In The Spirit of the Laws, 1748, Montesquieu wrote:
“I have always respected religion; the morality of the Gospel is the noblest gift ever bestowed by God on man.
We shall see that we owe to Christianity, in government, a certain political law, and in war a certain law of nations — benefits which human nature can never sufficiently acknowledge.
The principles of Christianity, deeply engraved on the heart, would be infinitely more powerful than the false Honor of Monarchies, than the humane Virtues of Republics, or the servile Fear of Despotic states.”
In his Considerations on the Causes of the Grandeur and Decadence of the Romans, 1734, Montesquieu wrote:
“It is not chance that rules the world. Ask the Romans … There are general causes, moral and physical … elevating it, maintaining it, or hurling it to the ground …
If the chance of one battle — that is, a particular cause — has brought a state to ruin, some general cause made it necessary for that state to perish from a single battle. In a word, the main trend draws with it all particular accidents.”
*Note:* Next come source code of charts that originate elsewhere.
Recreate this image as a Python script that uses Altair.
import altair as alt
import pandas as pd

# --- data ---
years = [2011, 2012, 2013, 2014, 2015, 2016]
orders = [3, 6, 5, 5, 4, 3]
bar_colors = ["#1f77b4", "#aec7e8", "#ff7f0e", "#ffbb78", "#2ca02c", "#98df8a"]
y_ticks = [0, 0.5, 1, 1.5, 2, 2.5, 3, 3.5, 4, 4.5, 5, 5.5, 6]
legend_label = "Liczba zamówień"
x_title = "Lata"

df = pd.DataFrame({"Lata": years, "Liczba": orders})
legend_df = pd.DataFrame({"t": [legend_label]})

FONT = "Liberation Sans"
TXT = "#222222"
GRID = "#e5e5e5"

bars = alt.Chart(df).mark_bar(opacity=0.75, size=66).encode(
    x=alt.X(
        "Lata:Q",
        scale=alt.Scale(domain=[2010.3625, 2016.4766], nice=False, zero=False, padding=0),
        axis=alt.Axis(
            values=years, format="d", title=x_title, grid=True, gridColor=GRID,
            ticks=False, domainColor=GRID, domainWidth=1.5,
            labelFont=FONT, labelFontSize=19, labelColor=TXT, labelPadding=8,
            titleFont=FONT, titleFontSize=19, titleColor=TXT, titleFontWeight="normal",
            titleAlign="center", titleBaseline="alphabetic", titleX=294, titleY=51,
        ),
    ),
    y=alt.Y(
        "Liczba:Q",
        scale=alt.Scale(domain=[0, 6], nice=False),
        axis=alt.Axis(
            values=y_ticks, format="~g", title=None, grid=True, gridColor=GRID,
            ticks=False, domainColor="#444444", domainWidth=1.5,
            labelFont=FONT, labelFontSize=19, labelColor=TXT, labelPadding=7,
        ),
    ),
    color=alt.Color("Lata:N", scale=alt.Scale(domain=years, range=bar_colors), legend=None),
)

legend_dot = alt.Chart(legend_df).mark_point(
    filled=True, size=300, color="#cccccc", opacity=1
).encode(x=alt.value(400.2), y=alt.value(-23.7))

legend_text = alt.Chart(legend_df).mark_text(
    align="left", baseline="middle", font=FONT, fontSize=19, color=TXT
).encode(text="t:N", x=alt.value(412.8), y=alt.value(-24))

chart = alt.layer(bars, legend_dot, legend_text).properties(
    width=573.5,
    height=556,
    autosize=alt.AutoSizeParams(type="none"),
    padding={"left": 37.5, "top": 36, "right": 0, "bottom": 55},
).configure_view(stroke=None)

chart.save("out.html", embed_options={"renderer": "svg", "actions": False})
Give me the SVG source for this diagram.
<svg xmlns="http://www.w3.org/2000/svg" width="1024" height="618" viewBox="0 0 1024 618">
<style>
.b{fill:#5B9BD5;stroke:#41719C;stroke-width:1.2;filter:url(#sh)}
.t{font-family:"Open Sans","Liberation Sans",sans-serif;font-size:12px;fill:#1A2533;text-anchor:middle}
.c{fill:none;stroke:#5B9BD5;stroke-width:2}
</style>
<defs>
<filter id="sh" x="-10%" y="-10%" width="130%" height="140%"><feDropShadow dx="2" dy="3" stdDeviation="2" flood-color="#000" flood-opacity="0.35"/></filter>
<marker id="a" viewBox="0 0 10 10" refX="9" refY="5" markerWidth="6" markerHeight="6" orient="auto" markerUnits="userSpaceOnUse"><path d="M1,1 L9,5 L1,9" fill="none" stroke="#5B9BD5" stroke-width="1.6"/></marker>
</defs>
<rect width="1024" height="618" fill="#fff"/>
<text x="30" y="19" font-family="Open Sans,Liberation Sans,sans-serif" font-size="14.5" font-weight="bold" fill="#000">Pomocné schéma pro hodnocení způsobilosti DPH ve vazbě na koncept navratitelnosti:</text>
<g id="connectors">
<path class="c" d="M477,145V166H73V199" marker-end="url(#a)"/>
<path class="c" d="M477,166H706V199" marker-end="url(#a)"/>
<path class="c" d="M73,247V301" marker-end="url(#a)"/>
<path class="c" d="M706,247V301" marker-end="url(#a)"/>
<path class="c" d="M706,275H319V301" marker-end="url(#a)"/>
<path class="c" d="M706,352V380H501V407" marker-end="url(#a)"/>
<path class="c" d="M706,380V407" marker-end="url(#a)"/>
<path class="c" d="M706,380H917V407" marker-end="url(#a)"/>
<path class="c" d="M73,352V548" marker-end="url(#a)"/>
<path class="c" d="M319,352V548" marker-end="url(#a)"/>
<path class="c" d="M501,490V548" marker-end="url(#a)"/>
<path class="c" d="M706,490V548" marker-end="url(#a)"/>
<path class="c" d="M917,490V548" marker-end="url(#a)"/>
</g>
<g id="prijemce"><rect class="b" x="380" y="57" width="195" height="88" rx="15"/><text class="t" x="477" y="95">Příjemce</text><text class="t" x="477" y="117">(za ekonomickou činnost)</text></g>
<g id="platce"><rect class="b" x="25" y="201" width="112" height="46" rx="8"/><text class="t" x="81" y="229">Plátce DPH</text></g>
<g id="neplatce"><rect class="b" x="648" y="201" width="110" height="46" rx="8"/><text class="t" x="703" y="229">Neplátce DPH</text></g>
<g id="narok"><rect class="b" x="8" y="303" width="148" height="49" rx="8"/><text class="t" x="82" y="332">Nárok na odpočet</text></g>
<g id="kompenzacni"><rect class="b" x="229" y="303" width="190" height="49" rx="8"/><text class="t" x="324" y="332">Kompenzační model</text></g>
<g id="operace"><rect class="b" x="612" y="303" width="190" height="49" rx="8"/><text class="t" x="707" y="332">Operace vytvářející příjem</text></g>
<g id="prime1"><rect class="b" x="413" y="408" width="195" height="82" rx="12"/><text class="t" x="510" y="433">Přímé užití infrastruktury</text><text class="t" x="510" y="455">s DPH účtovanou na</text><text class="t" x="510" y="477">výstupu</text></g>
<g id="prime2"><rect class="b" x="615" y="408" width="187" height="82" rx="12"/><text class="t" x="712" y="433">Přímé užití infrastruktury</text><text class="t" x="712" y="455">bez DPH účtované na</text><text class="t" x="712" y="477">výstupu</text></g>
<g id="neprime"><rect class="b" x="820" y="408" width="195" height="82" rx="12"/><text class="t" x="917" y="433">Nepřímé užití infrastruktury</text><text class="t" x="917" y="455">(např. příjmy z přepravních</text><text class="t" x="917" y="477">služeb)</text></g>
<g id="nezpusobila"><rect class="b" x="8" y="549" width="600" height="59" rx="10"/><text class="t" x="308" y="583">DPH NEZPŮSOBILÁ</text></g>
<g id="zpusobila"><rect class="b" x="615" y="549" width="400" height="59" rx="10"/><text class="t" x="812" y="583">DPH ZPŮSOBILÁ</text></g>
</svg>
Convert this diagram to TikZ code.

In the beginning of The Spirit of the Laws, 1748, Montesquieu wrote:
“God is related to the universe as Creator and Preserver; the laws by which He created all things are those by which He preserves them …
But the intelligent world is far from being so well governed as the physical …
Man, as a physical being, is like other bodies governed by invariable laws.
As an intelligent being, he incessantly transgresses the laws established by God, and changes those of his own instituting.
He is left to his private direction, though a limited being, and subject, like all finite intelligences, to ignorance and error … hurried away by a thousand impetuous passions.
Such a being might every instant forget his Creator; God has therefore reminded him of his duty by the laws of religion.”
Baron Montesquieu died on February 10, 1755.
Montesquieu wrote in The Spirit of the Laws, 1748:
“The Christian religion, which orders men to love one another, no doubt wants the best political laws and the best civil laws for each people, because those laws are, after (religion), the greatest good that men can give and receive.”